Initiated in 2006, the Washington Project for the Arts Alice Denney Award for Support of Contemporary Art is named for Alice Denney, the founder of the Washington Project for the Arts, and is presented annually to honor an individual who has supported the organization for a period of many years and has made a sustained commitment to the greater DC art’s community. This year the WPA Board of Trustees selected Jack Rasmussen as the Alice Denny Award recipient and presented him with the award at the Auction Preview Night on Thursday, February 26.
Rasmussen has been the Director and Curator of the
American University Museum at the Katzen Arts Center since 2004. His roots in the DC arts community are deep, having begun his professional career in 1974 as a part-time curator at the National Gallery of Art. He joined the staff of the newly formed Washington Project for the Arts in 1975, working for Alice Denny as the Assistant Director. While at WPA, he managed finances and created an innovative visual arts program at what was the region’s first alternative visual and performing arts center. He left WPA in 1978 to start his own business, the Jack Rasmussen Gallery, which operated in a formerly abandoned building, across the street from what eventually became the National Building Museum, in downtown Washington, DC. The gallery promoted the careers of then unknown regional artists like William Dutterer, Tom Green, Lee Haner, Taro Ichihashi, Walter Kravitz, and Mindy Weisel, who are now represented in major museums.
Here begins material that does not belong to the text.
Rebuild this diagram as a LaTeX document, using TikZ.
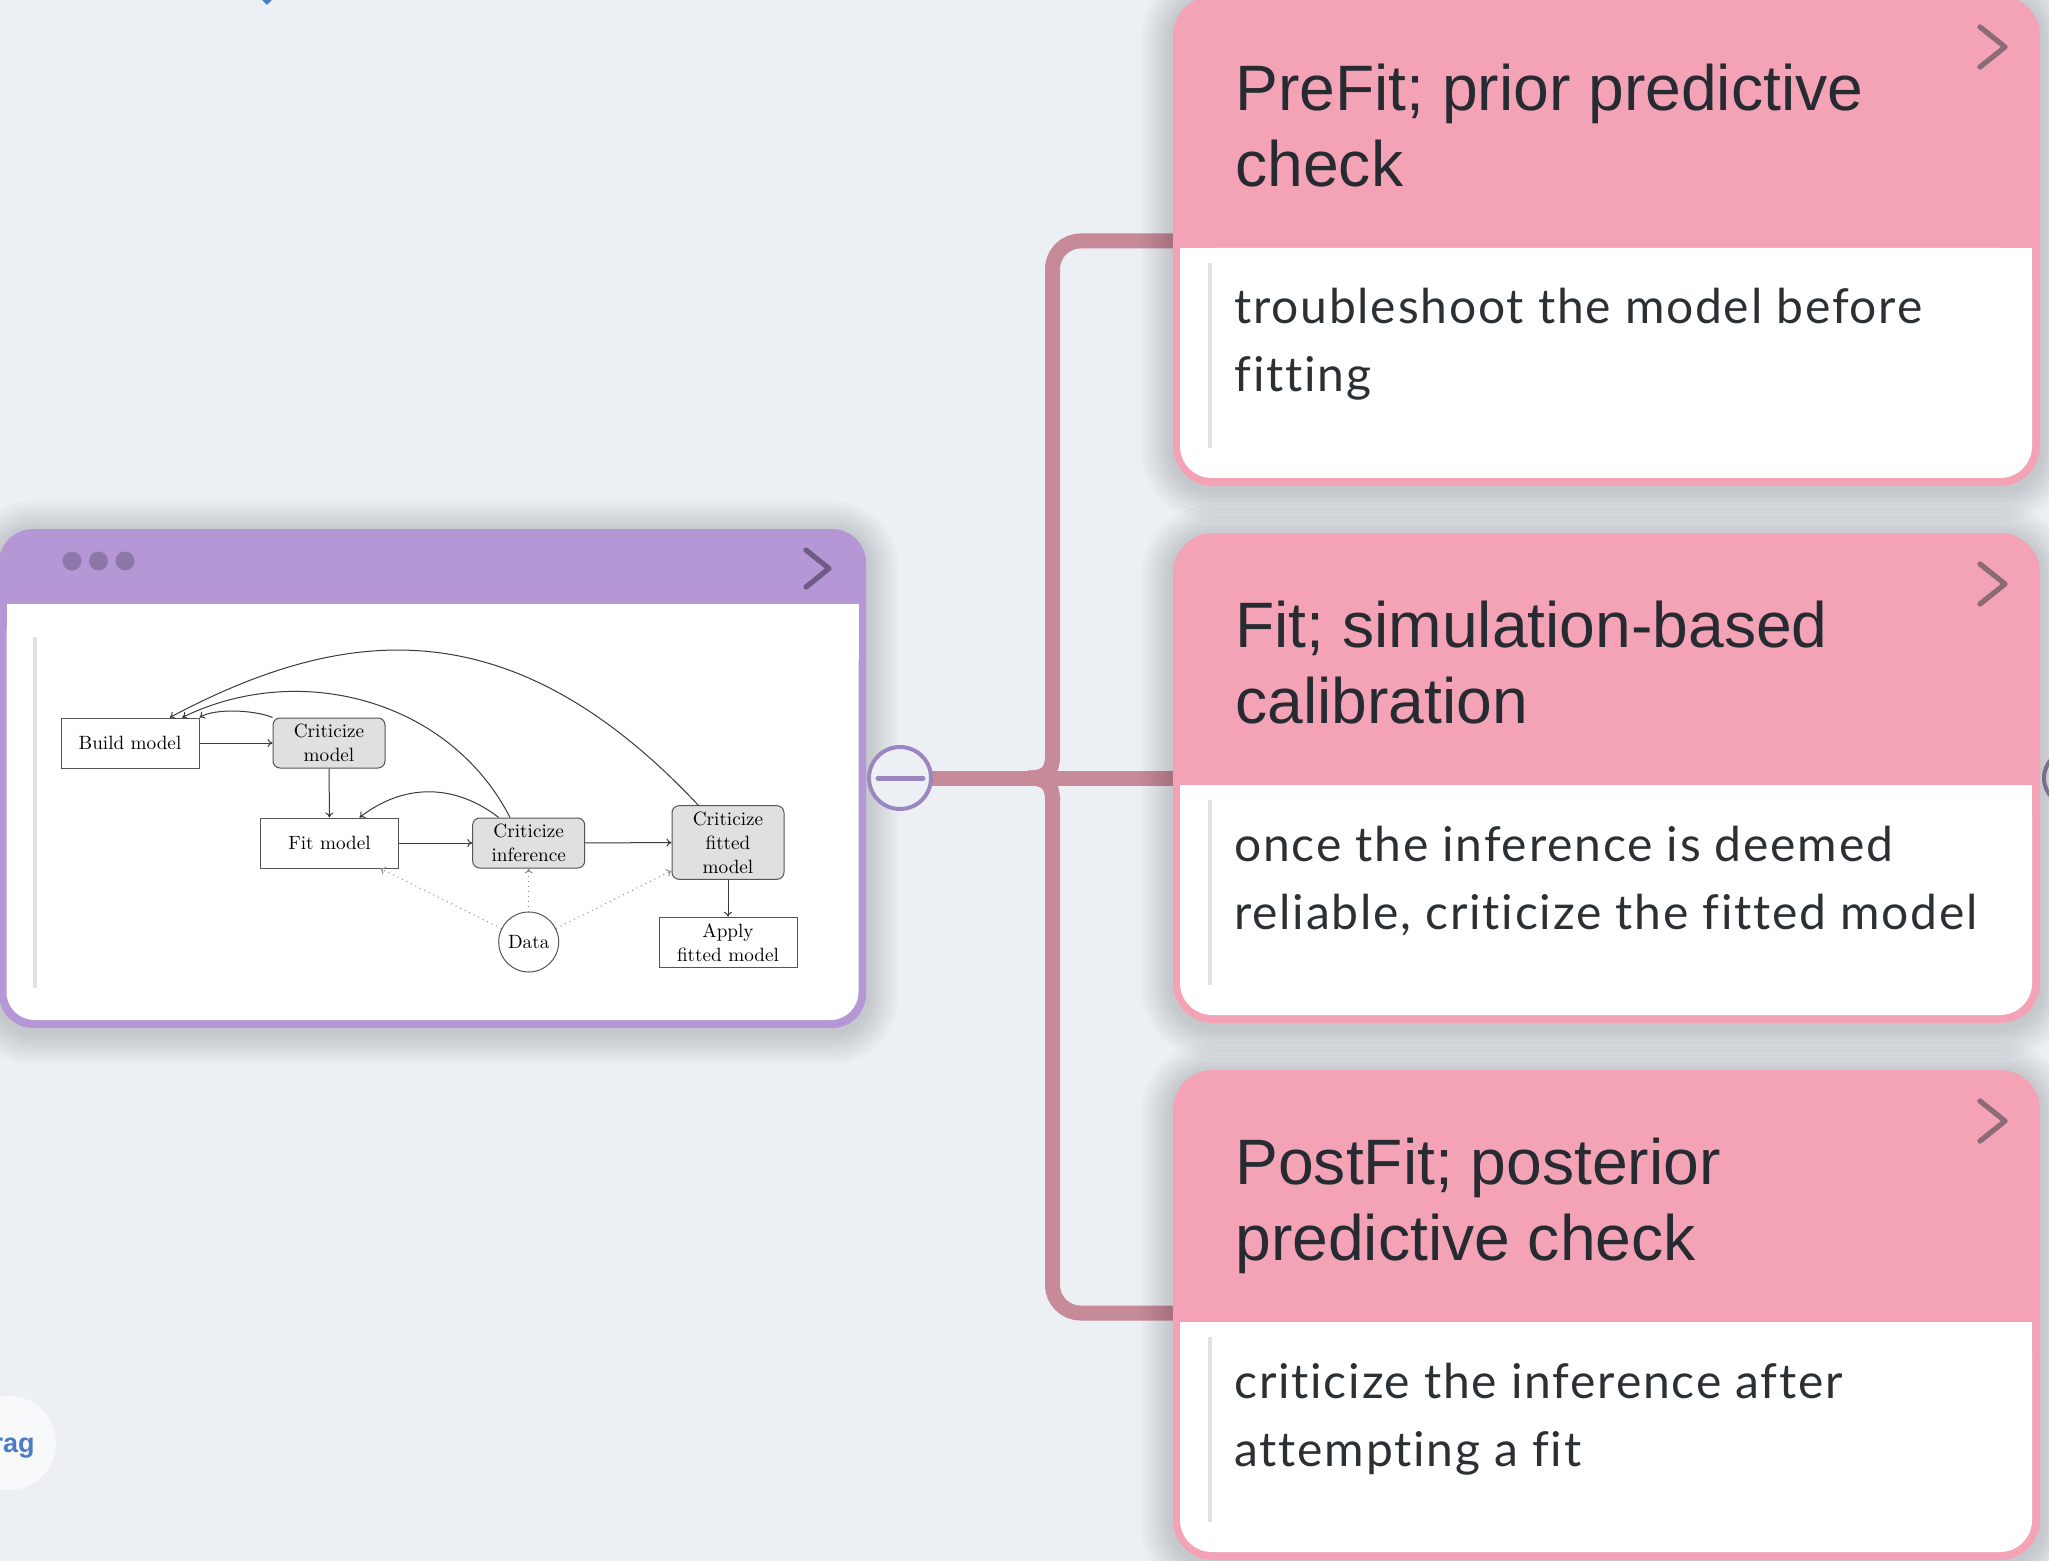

Between 1983 and 1987 he served as Associate Director of Development at American University where he initiated the $50,000,000 drive to build the Katzen Arts Center, the same facility that houses the Museum he currently oversees. After a short tenure as the Director of Endowment Development with the Council for Basic Education, Rasmussen returned to his roots in alternative contemporary arts spaces. Between 1989 and 2002 he did back to back stints as the founding executive director for the Rockville Art Place (now VisArts) and then the Maryland Art Place. During this time he cultivated relationships with regional artists and arts patrons that endure today.
In 2002, Rasmussen left the DC region to serve as the Executive Director at the di Rosa Preserve: Art & Nature, a nonprofit contemporary art museum and nature preserve in Napa, California. He soon felt the pull to return to Washington and did so when he was offered his current position with the American University Museum. The Museum has become a major venue for regional contemporary art, and has featured a variety of notable exhibitions, including Botero: Abu Ghraib; Visual Politics: The Art of Engagement; and exhibitions of contemporary art from Belgium, the Czech Republic, Hungary, Israel, Northern Ireland, Russia, Spain, and Syria, as well as work from every Spanish and Portuguese-speaking country in the world.
Rasmussen is a perpetual student of art and culture having earned four advanced degrees at American University between 1975 and 1994, including a PhD in Anthropological Linguistics, Master’s degrees in Anthropology and Arts Management, and a MFA in Painting. He earned his BA in Art at Whitman College in Walla Walla, Washington.
Past Alice Denny Award honorees include William Paley, Robert Lehrman, Kevin MacDonald, and Susan and Dixon Butler.